Allen, however, is as nostalgic as the character he criticizes. Just look at the traditional architecture he chooses to spotlight. If the modern age is really so wonderful, why not an extended scene just outside the exo-skeletal Centre Georges Pompidiou ? Perhaps I missed it, but why didn’t the camera lovingly linger on La Grande Arche de La Défense in the opening architectural montage? Indeed, if the point is the present, why not go so far as to film a major portion of the movie in the troubled Parisian suburbs? Why? Because what we love about Paris, just like what we love about Manhattan, was mostly built before 1930. That’s not nostalgia—it’s just human.

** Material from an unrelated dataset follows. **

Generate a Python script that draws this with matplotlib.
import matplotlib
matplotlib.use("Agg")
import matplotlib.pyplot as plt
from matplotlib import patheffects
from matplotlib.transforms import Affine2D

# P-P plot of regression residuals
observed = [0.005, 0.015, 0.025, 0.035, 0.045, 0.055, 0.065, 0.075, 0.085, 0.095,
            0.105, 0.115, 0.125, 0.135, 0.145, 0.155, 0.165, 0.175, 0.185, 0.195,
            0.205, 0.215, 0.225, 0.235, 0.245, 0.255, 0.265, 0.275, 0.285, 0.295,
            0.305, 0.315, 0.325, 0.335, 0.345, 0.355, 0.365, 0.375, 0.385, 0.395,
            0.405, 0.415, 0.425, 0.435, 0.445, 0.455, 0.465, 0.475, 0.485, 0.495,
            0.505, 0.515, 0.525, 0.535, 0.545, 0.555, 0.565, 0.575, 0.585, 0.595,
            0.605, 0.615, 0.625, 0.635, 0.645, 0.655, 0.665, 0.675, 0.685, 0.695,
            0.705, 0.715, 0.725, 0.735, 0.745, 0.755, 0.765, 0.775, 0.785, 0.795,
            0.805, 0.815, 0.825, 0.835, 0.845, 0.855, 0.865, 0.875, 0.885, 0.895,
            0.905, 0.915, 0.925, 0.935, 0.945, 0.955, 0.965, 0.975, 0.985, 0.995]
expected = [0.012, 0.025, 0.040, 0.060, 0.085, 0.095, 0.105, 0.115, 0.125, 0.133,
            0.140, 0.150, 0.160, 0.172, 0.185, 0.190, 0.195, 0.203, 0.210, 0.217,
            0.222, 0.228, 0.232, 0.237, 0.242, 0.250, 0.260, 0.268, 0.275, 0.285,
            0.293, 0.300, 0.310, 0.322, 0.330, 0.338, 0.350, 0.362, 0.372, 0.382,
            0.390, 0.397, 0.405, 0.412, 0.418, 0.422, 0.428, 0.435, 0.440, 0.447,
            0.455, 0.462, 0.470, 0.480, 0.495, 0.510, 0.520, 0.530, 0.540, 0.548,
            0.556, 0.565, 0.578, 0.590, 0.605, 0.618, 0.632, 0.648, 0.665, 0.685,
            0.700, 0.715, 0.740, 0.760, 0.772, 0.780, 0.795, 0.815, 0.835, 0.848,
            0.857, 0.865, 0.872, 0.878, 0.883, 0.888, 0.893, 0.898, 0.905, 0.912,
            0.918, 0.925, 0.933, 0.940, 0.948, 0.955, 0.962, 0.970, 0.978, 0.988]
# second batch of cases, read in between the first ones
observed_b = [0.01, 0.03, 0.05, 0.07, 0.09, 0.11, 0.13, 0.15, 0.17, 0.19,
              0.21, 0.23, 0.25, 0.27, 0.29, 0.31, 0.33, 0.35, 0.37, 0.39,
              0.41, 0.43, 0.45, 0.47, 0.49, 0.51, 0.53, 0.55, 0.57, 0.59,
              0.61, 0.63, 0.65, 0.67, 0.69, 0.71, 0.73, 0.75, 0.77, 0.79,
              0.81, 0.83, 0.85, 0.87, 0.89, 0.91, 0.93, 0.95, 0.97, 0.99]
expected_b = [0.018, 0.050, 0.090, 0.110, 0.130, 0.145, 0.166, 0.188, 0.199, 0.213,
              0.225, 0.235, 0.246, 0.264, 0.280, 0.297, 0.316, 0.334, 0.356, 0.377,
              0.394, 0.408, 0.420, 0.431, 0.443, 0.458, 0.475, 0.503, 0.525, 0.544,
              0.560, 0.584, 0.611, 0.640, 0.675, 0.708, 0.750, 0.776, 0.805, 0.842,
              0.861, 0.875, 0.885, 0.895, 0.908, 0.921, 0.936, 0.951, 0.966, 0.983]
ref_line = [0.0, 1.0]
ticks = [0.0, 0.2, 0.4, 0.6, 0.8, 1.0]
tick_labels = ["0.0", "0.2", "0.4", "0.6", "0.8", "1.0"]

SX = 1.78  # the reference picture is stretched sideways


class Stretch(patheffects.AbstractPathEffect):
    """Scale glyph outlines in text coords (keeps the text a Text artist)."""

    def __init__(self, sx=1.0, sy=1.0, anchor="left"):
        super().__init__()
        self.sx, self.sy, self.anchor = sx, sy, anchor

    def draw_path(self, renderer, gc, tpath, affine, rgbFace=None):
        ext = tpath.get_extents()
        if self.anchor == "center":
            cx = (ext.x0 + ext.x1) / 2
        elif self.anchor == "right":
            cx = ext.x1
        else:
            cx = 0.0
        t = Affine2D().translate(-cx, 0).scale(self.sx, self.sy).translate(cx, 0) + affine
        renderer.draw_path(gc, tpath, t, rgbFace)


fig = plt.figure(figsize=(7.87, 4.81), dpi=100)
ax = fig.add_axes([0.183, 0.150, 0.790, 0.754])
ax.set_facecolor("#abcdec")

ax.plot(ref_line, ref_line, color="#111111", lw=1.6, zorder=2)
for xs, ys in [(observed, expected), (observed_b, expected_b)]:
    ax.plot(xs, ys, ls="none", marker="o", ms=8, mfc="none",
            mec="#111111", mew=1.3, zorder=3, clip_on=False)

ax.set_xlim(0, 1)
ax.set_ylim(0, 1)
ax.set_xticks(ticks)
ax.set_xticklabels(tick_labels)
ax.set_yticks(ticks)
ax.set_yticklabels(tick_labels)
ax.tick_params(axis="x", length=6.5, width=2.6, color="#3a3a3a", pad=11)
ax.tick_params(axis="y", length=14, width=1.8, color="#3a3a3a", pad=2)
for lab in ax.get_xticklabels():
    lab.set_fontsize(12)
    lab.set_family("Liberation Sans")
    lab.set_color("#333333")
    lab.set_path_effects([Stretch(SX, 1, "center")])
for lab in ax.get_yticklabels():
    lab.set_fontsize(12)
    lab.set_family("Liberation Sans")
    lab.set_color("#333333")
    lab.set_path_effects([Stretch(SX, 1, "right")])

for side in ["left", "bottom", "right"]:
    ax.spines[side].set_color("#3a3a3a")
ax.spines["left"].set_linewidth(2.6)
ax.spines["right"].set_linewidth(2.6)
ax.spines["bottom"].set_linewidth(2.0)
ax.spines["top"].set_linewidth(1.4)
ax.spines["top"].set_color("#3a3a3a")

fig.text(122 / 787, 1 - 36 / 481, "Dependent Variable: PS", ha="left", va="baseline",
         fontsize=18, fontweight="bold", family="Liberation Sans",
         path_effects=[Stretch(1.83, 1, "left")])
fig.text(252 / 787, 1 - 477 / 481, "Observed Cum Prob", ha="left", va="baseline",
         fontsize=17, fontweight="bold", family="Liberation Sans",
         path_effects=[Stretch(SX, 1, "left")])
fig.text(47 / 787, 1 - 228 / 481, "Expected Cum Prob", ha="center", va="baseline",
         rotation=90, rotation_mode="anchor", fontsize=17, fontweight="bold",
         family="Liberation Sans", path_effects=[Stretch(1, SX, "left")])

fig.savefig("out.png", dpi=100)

What’s more, “nostalgic” renewal movements focused on the Christian past are exactly what gave us much of the Parisian architecture that Woody Allen holds dear. Take Sacré Couer , which appears in the film repeatedly. It was built in the Byzantine style in order to—in the words of one Parisian bishop—”call Frenchmen back to the Church after a century of bloodshed, insubordination to the rule of God, rationalism, materialism and apostasy” ( 92 ). Or consider the more recognizable Notre Dame , a building which Allen’s camera all but caresses. It’s a longstanding argument that the Gothic style was partly inspired by Abbot Suger’s rediscovery of ancient Christianity’s neo-Platonic light mysticism as expressed by Pseudo-Dionysios. To put it crassly, without this kind of architectural ressourcement , the City of Lights would suck.

Because the communio sanctorum transcends time, imbibing the Christian past (see Hans Boersma on that) remains one of the best ways to fully inhabit the present. If that’s “Golden age syndrome,” then let’s have more of it. “It is evident,” wrote John Ruskin, “that the title ‘Dark Ages,’ given to the mediaeval centuries, is, respecting art, wholly inapplicable. They were, on the contrary, the bright ages; ours are the dark ones. I do not mean metaphysically, but literally. They were the ages of gold; ours are the ages of umber.”